======== Items ========

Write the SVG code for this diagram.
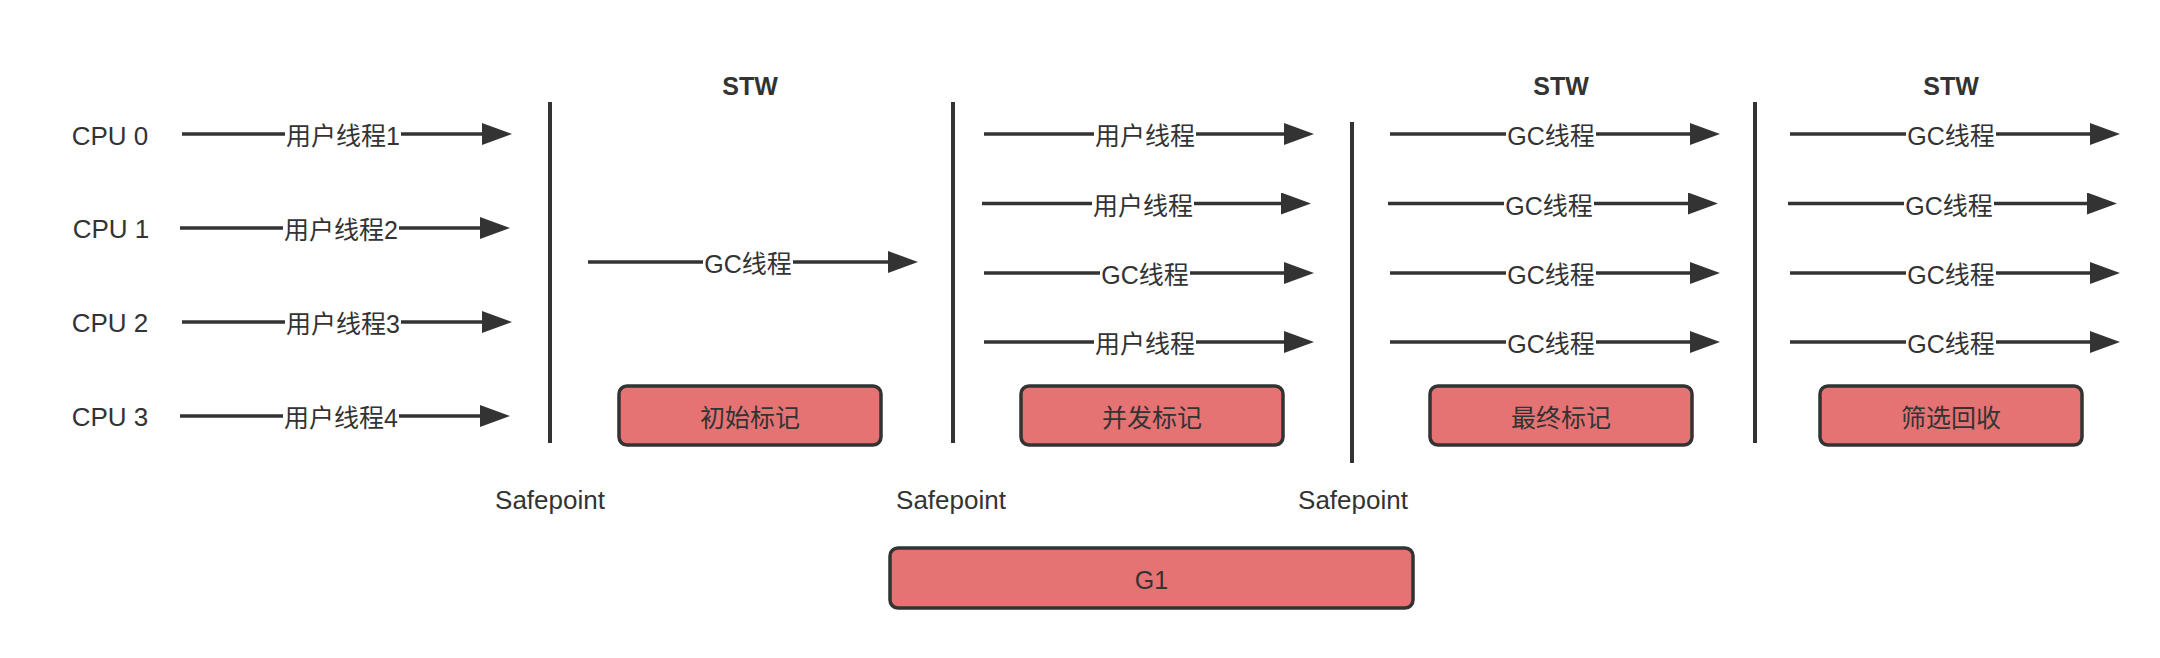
<svg xmlns="http://www.w3.org/2000/svg" width="2160" height="658" viewBox="0 0 2160 658">
<style>
text{font-family:"Liberation Sans","Noto Sans CJK SC",sans-serif;fill:#333333}
.cpu{font-size:26px;text-anchor:middle}
.lbl{font-size:25px;text-anchor:middle}
.stw{font-size:25px;font-weight:bold;text-anchor:middle}
.sp{font-size:26px;text-anchor:middle}
.box{fill:#E57373;stroke:#333333;stroke-width:3.5}
.bt{font-size:25px;text-anchor:middle}
.arr{stroke:#333333;stroke-width:3.5;fill:none;marker-end:url(#ah)}
.vl{stroke:#333333;stroke-width:4}
.bg{fill:#ffffff}
</style>
<defs>
<marker id="ah" markerUnits="userSpaceOnUse" markerWidth="30" markerHeight="22" refX="2" refY="11" orient="auto" viewBox="0 0 30 22">
<path d="M0,0 L30,11 L0,22 Z" fill="#333333"/>
</marker>
</defs>
<rect width="2160" height="658" fill="#ffffff"/>

<g id="cpu-labels">
<text class="cpu" x="110" y="145">CPU 0</text>
<text class="cpu" x="111" y="238">CPU 1</text>
<text class="cpu" x="110" y="332">CPU 2</text>
<text class="cpu" x="110" y="426">CPU 3</text>
</g>

<g id="stw-labels">
<text class="stw" x="750" y="95">STW</text>
<text class="stw" x="1561" y="95">STW</text>
<text class="stw" x="1951" y="95">STW</text>
</g>

<g id="safepoints">
<text class="sp" x="550" y="509">Safepoint</text>
<text class="sp" x="951" y="509">Safepoint</text>
<text class="sp" x="1353" y="509">Safepoint</text>
</g>

<g id="boundaries">
<line class="vl" x1="550" y1="102" x2="550" y2="443"/>
<line class="vl" x1="953" y1="102" x2="953" y2="443"/>
<line class="vl" x1="1352" y1="122" x2="1352" y2="463"/>
<line class="vl" x1="1755" y1="102" x2="1755" y2="443"/>
</g>

<g id="connectors">
<!-- CPU user threads -->
<line class="arr" x1="182" y1="134" x2="484" y2="134"/>
<line class="arr" x1="180" y1="228" x2="482" y2="228"/>
<line class="arr" x1="182" y1="322" x2="484" y2="322"/>
<line class="arr" x1="180" y1="416" x2="482" y2="416"/>
<!-- initial mark -->
<line class="arr" x1="588" y1="262" x2="890" y2="262"/>
<!-- concurrent mark -->
<line class="arr" x1="984" y1="134" x2="1286" y2="134"/>
<line class="arr" x1="982" y1="203.5" x2="1283" y2="203.5"/>
<line class="arr" x1="984" y1="273" x2="1286" y2="273"/>
<line class="arr" x1="984" y1="342" x2="1286" y2="342"/>
<!-- remark -->
<line class="arr" x1="1390" y1="134" x2="1692" y2="134"/>
<line class="arr" x1="1388" y1="203.5" x2="1690" y2="203.5"/>
<line class="arr" x1="1390" y1="273" x2="1692" y2="273"/>
<line class="arr" x1="1390" y1="342" x2="1692" y2="342"/>
<!-- cleanup -->
<line class="arr" x1="1790" y1="134" x2="2092" y2="134"/>
<line class="arr" x1="1788" y1="203.5" x2="2089" y2="203.5"/>
<line class="arr" x1="1790" y1="273" x2="2092" y2="273"/>
<line class="arr" x1="1790" y1="342" x2="2092" y2="342"/>

<!-- labels -->
<rect class="bg" x="285" y="121" width="116" height="28"/><text class="lbl" x="343" y="145">用户线程1</text>
<rect class="bg" x="283" y="215" width="116" height="28"/><text class="lbl" x="341" y="239">用户线程2</text>
<rect class="bg" x="285" y="309" width="116" height="28"/><text class="lbl" x="343" y="333">用户线程3</text>
<rect class="bg" x="283" y="403" width="116" height="28"/><text class="lbl" x="341" y="427">用户线程4</text>

<rect class="bg" x="703" y="249" width="90" height="28"/><text class="lbl" x="748" y="273">GC线程</text>

<rect class="bg" x="1094" y="121" width="102" height="28"/><text class="lbl" x="1145" y="145">用户线程</text>
<rect class="bg" x="1092" y="190.5" width="102" height="28"/><text class="lbl" x="1143" y="214.5">用户线程</text>
<rect class="bg" x="1100" y="260" width="90" height="28"/><text class="lbl" x="1145" y="284">GC线程</text>
<rect class="bg" x="1094" y="329" width="102" height="28"/><text class="lbl" x="1145" y="353">用户线程</text>

<rect class="bg" x="1506" y="121" width="90" height="28"/><text class="lbl" x="1551" y="145">GC线程</text>
<rect class="bg" x="1504" y="190.5" width="90" height="28"/><text class="lbl" x="1549" y="214.5">GC线程</text>
<rect class="bg" x="1506" y="260" width="90" height="28"/><text class="lbl" x="1551" y="284">GC线程</text>
<rect class="bg" x="1506" y="329" width="90" height="28"/><text class="lbl" x="1551" y="353">GC线程</text>

<rect class="bg" x="1906" y="121" width="90" height="28"/><text class="lbl" x="1951" y="145">GC线程</text>
<rect class="bg" x="1904" y="190.5" width="90" height="28"/><text class="lbl" x="1949" y="214.5">GC线程</text>
<rect class="bg" x="1906" y="260" width="90" height="28"/><text class="lbl" x="1951" y="284">GC线程</text>
<rect class="bg" x="1906" y="329" width="90" height="28"/><text class="lbl" x="1951" y="353">GC线程</text>
</g>

<g id="initial-mark">
<rect class="box" x="619" y="386" width="262" height="59" rx="8"/>
<text class="bt" x="750" y="427">初始标记</text>
</g>
<g id="concurrent-mark">
<rect class="box" x="1021" y="386" width="262" height="59" rx="8"/>
<text class="bt" x="1152" y="427">并发标记</text>
</g>
<g id="remark">
<rect class="box" x="1430" y="386" width="262" height="59" rx="8"/>
<text class="bt" x="1561" y="427">最终标记</text>
</g>
<g id="cleanup">
<rect class="box" x="1820" y="386" width="262" height="59" rx="8"/>
<text class="bt" x="1951" y="427">筛选回收</text>
</g>
<g id="g1">
<rect class="box" x="890" y="548" width="523" height="60" rx="8"/>
<text class="bt" x="1151.5" y="589">G1</text>
</g>
</svg>
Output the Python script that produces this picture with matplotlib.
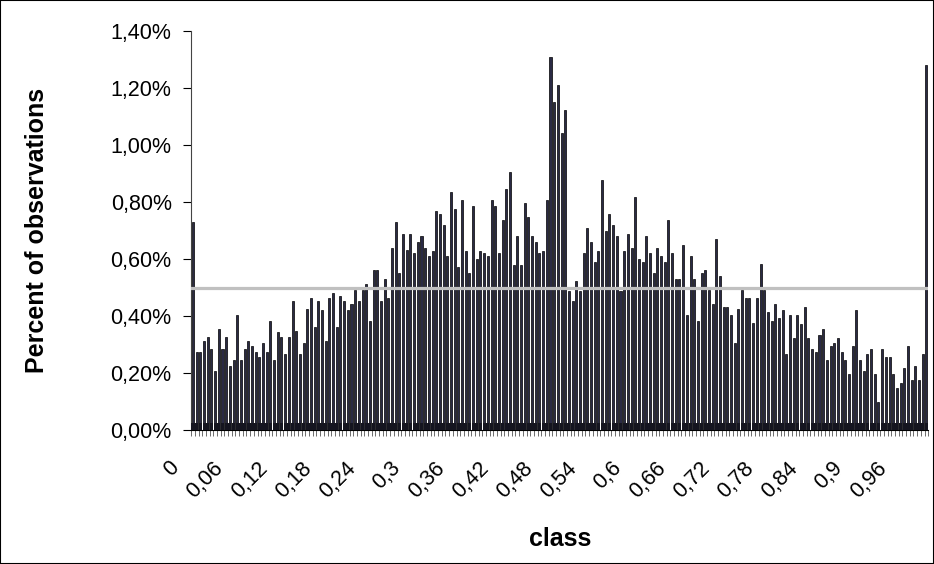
import numpy as np
import matplotlib
matplotlib.use("Agg")
import matplotlib.pyplot as plt
import matplotlib.transforms as mtransforms
from matplotlib.patches import Rectangle

plt.rcParams['font.family'] = ['Liberation Sans', 'DejaVu Sans']

# percent of observations per class (200 classes, step 0.005)
pct = [
    0.730, 0.276, 0.276, 0.314, 0.326, 0.285, 0.207, 0.355, 0.285, 0.326,
    0.227, 0.247, 0.405, 0.247, 0.285, 0.314, 0.296, 0.276, 0.256, 0.305,
    0.276, 0.383, 0.247, 0.345, 0.326, 0.267, 0.326, 0.454, 0.350, 0.267,
    0.305, 0.425, 0.463, 0.364, 0.454, 0.423, 0.314, 0.463, 0.483, 0.364,
    0.472, 0.454, 0.423, 0.443, 0.492, 0.454, 0.492, 0.512, 0.383, 0.562,
    0.562, 0.454, 0.532, 0.463, 0.641, 0.730, 0.552, 0.690, 0.632, 0.690,
    0.621, 0.661, 0.681, 0.641, 0.612, 0.630, 0.770, 0.759, 0.719, 0.611,
    0.837, 0.778, 0.572, 0.808, 0.630, 0.551, 0.788, 0.601, 0.630, 0.621,
    0.611, 0.808, 0.788, 0.621, 0.739, 0.847, 0.906, 0.581, 0.681, 0.581,
    0.798, 0.748, 0.681, 0.661, 0.621, 0.630, 0.808, 1.310, 1.153, 1.212,
    1.044, 1.123, 0.490, 0.454, 0.523, 0.490, 0.621, 0.710, 0.661, 0.591,
    0.630, 0.878, 0.699, 0.758, 0.719, 0.681, 0.490, 0.630, 0.689, 0.641,
    0.818, 0.601, 0.591, 0.681, 0.621, 0.552, 0.641, 0.610, 0.591, 0.739,
    0.621, 0.532, 0.532, 0.650, 0.405, 0.612, 0.532, 0.385, 0.552, 0.561,
    0.492, 0.443, 0.670, 0.541, 0.434, 0.434, 0.405, 0.306, 0.425, 0.492,
    0.463, 0.463, 0.375, 0.463, 0.582, 0.492, 0.414, 0.383, 0.443, 0.394,
    0.423, 0.267, 0.405, 0.325, 0.404, 0.374, 0.433, 0.325, 0.285, 0.276,
    0.334, 0.354, 0.247, 0.296, 0.305, 0.325, 0.276, 0.247, 0.198, 0.296,
    0.423, 0.247, 0.207, 0.267, 0.285, 0.198, 0.098, 0.285, 0.256, 0.256,
    0.198, 0.148, 0.167, 0.217, 0.296, 0.178, 0.227, 0.178, 0.267, 1.280,
]
base = [0.027] * len(pct)   # small second series along the axis
mean_line = 0.5

tick_pos = list(range(0, 200, 12))
tick_lbl = ['0', '0,06', '0,12', '0,18', '0,24', '0,3', '0,36', '0,42', '0,48',
            '0,54', '0,6', '0,66', '0,72', '0,78', '0,84', '0,9', '0,96']

fig = plt.figure(figsize=(9.34, 5.64), dpi=100)
ax = fig.add_axes([0.2047, 0.2371, 0.9938 - 0.2047, 0.9445 - 0.2371])

x = np.arange(len(pct))
ax.bar(x, pct, width=0.55, color='#2a2a44', edgecolor='black', linewidth=0.5, zorder=2)
ax.bar(x, base, width=0.85, color='#151520', edgecolor='none', zorder=3)
ax.axhline(mean_line, color='#c0c0c0', linewidth=2.3, zorder=4)

ax.set_xlim(-0.5, len(pct) - 0.5)
ax.set_ylim(0, 1.4)
ax.set_yticks(np.arange(0, 1.41, 0.2))
ax.set_yticklabels([('%.2f%%' % v).replace('.', ',') for v in np.arange(0, 1.41, 0.2)],
                   fontsize=15.5)
ax.set_xticks(tick_pos)
ax.set_xticklabels(tick_lbl, rotation=45, ha='right', va='center', fontsize=15.5,
                   rotation_mode='anchor')
ax.set_xticks(np.arange(-0.5, len(pct), 1), minor=True)
ax.tick_params(axis='x', which='major', length=0, pad=25)
ax.tick_params(axis='x', which='minor', length=4, width=0.6, color='#555555')
ax.tick_params(axis='y', length=6, width=0.8, pad=8)

# shift labels left so the end of each label sits just left of its class
# (after tick_params, which would reset the transform)
offset = mtransforms.ScaledTranslation(-0.17, 0, fig.dpi_scale_trans)
for lab in ax.get_xticklabels():
    lab.set_transform(lab.get_transform() + offset)

for s in ['top', 'right']:
    ax.spines[s].set_visible(False)
ax.spines['left'].set_color('#444444')
ax.spines['bottom'].set_color('black')

ax.set_ylabel('Percent of observations', fontsize=18, fontweight='bold', labelpad=44)
ax.set_xlabel('class', fontsize=18, fontweight='bold', labelpad=18)

fig.patches.append(Rectangle((0, 0), 1, 1, transform=fig.transFigure, fill=False,
                             edgecolor='black', linewidth=1.5))

fig.savefig('out.png', dpi=100)
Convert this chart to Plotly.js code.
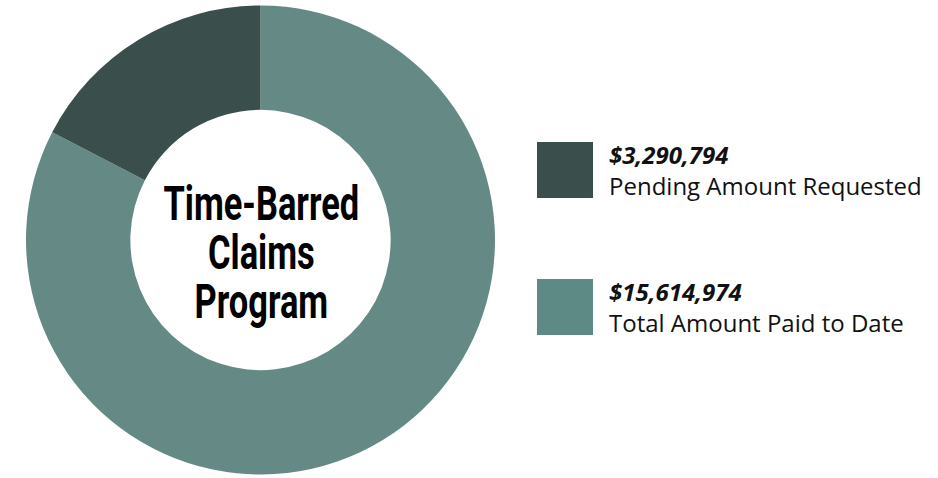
<!DOCTYPE html>
<html>
<head>
<meta charset="utf-8">
<script src="https://cdn.plot.ly/plotly-3.0.1.min.js"></script>
<style>html,body{margin:0;padding:0;background:#fff;}#chart{width:938px;height:478px;}</style>
</head>
<body>
<div id="chart"></div>
<script>
const labels = ["Pending Amount Requested", "Total Amount Paid to Date"];
const values = [3290794, 15614974];
const sliceColors = ["#3a4f4b", "#658a86"];
const swatchColors = ["#3a4f4b", "#5e8a85"];
const centerTitle = ["Time-Barred", "Claims", "Program"];

function fmt(v) { return "$" + v.toLocaleString("en-US"); }

const W = 938, H = 478;
const px = x => x / W;
const py = y => 1 - y / H;

// Plotly's counterclockwise layout puts the first slice clockwise from 12 o'clock,
// so feed the slices in reverse order to get the pending slice just left of 12 o'clock.
const trace = {
  type: "pie",
  labels: labels.slice().reverse(),
  values: values.slice().reverse(),
  hole: 0.555,
  sort: false,
  direction: "counterclockwise",
  rotation: 0,
  textinfo: "none",
  hoverinfo: "label+value",
  marker: { colors: sliceColors.slice().reverse(), line: { width: 0 } },
  domain: { x: [px(26), px(495)], y: [py(475), py(5)] },
  showlegend: false
};

const swatchTops = [142, 279];
const shapes = [];
const annotations = [];
labels.forEach((lab, i) => {
  const t = swatchTops[i];
  shapes.push({
    type: "rect", xref: "paper", yref: "paper",
    x0: px(537), x1: px(593), y0: py(t + 56), y1: py(t),
    fillcolor: swatchColors[i], line: { width: 0 }
  });
  annotations.push({
    xref: "paper", yref: "paper", x: px(607), y: py(t - 6),
    xanchor: "left", yanchor: "top", showarrow: false, align: "left",
    text: "<b><i>" + fmt(values[i]) + "</i></b><br>" + lab,
    font: { family: "'Open Sans', 'Noto Sans', sans-serif", size: 24, color: "#111" }
  });
});

const titleSize = 42;
annotations.push({
  xref: "paper", yref: "paper", x: px(261), y: py(252),
  xanchor: "center", yanchor: "middle", showarrow: false, align: "center",
  text: "<b>" + centerTitle.join("<br>") + "</b>",
  font: { family: "Roboto, sans-serif", size: titleSize, weight: 900, color: "#000" }
});

const layout = {
  width: W, height: H,
  margin: { l: 0, r: 0, t: 0, b: 0 },
  paper_bgcolor: "#fff",
  shapes: shapes,
  annotations: annotations
};

Plotly.newPlot("chart", [trace], layout, { displayModeBar: false, staticPlot: true }).then(gd => {
  // reshape the centre title to mimic a tall, narrow display face with tight leading
  const groups = gd.querySelectorAll(".annotation");
  const txt = groups[groups.length - 1].querySelector("text");
  if (!txt) return;
  const sx = 0.82, sy = 1.14;
  const lead = 49 / sy; // px between baselines before vertical scaling
  const lines = txt.querySelectorAll("tspan.line");
  lines.forEach((ts, i) => ts.setAttribute("dy", (i * lead / titleSize) + "em"));
  const bb = txt.getBBox();
  const cx = bb.x + bb.width / 2;
  const cy = bb.y + bb.height / 2;
  const base = `translate(${cx},${cy}) scale(${sx},${sy}) translate(${-cx},${-cy})`;
  txt.setAttribute("transform", base);
  // shift so the visual block centre lands at y = 252 in page pixels
  const r = txt.getBoundingClientRect();
  const host = gd.getBoundingClientRect();
  const curCy = r.top - host.top + r.height / 2;
  txt.setAttribute("transform", `translate(0,${252 - curCy}) ` + base);
});
</script>
</body>
</html>
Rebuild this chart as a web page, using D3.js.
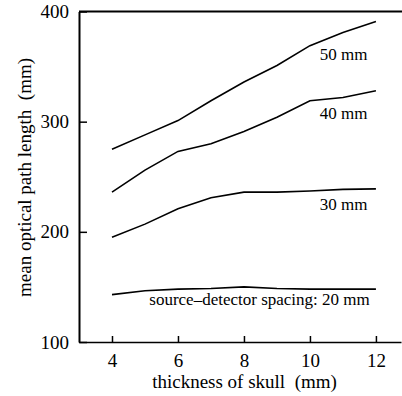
<!DOCTYPE html>
<html>
<head>
<meta charset="utf-8">
<script src="https://cdn.jsdelivr.net/npm/d3@7"></script>
<style>
  body { margin: 0; background: #fff; }
  text { font-family: "Liberation Serif", "DejaVu Serif", serif; fill: #000; }
</style>
</head>
<body>
<div id="viz"></div>
<script>
var thickness = [4, 5, 6, 7, 8, 9, 10, 11, 12];
var spacing20 = [143, 146.5, 148, 148.5, 150, 148.5, 148, 148, 148];
var spacing30 = [195, 207, 221, 231, 236, 236, 237, 238.5, 239];
var spacing40 = [236, 256, 273, 280, 291, 304, 319, 322, 328];
var spacing50 = [275, 288, 301, 319, 336, 351, 369, 381, 391];
var seriesNames = ['source\u2013detector spacing: 20 mm', '30 mm', '40 mm', '50 mm'];
var xTicks = [4, 6, 8, 10, 12];
var yTicks = [100, 200, 300, 400];

var w = 402, h = 396;
var m = {left: 79, right: 1, top: 11.5, bottom: 54};

var svg = d3.select('#viz')
            .append('svg')
            .attr('width', w)
            .attr('height', h);

var x = d3.scaleLinear()
          .domain([3, 12.76])
          .range([m.left, w - m.right]);

var y = d3.scaleLinear()
          .domain([100, 400])
          .range([h - m.bottom, m.top]);

// bottom axis, ticks pointing up
var xAxis = svg.append('g')
               .attr('transform', 'translate(0,' + y(100) + ')')
               .call(d3.axisBottom(x).tickValues(xTicks).tickSizeInner(-6).tickSizeOuter(0).tickPadding(12));
xAxis.select('.domain').attr('stroke-width', 1.5);
xAxis.selectAll('.tick line').attr('stroke-width', 1.5);
xAxis.selectAll('text').style('font-size', '19px');

// left axis, ticks pointing right
var yAxis = svg.append('g')
               .attr('transform', 'translate(' + x(3) + ',0)')
               .call(d3.axisLeft(y).tickValues(yTicks).tickSizeInner(-8).tickSizeOuter(0).tickPadding(10));
yAxis.select('.domain').attr('stroke-width', 2);
yAxis.selectAll('.tick line').attr('stroke-width', 1.5);
yAxis.selectAll('text').style('font-size', '19px');

// top frame line
svg.append('line')
   .attr('x1', x(3)).attr('x2', w)
   .attr('y1', y(400)).attr('y2', y(400))
   .attr('stroke', '#000')
   .attr('stroke-width', 2);

var line = d3.line()
             .x((d, i) => x(thickness[i]))
             .y(d => y(d));

var series = [spacing20, spacing30, spacing40, spacing50];
svg.selectAll('.curve')
   .data(series)
   .enter()
   .append('path')
   .attr('class', 'curve')
   .attr('d', line)
   .attr('fill', 'none')
   .attr('stroke', '#000')
   .attr('stroke-width', 1.6);

// curve labels
var labelPos = [[5.13, 134], [10.3, 220], [10.3, 302.5], [10.3, 356]];
svg.selectAll('.lab')
   .data(seriesNames)
   .enter()
   .append('text')
   .attr('class', 'lab')
   .attr('x', (d, i) => x(labelPos[i][0]))
   .attr('y', (d, i) => y(labelPos[i][1]))
   .style('font-size', '17px')
   .text(d => d);

svg.append('text')
   .attr('x', 244.5)
   .attr('y', 388)
   .attr('text-anchor', 'middle')
   .style('font-size', '19px')
   .text('thickness of skull\u00a0\u00a0(mm)');

svg.append('text')
   .attr('transform', 'translate(31,177.5) rotate(-90)')
   .attr('text-anchor', 'middle')
   .style('font-size', '19px')
   .text('mean optical path length\u00a0\u00a0(mm)');
</script>
</body>
</html>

========

■ **Instructions to follow**
Check each line of the listing above for the string "code", then report only how many lines have it.

■ **Complete answer**
2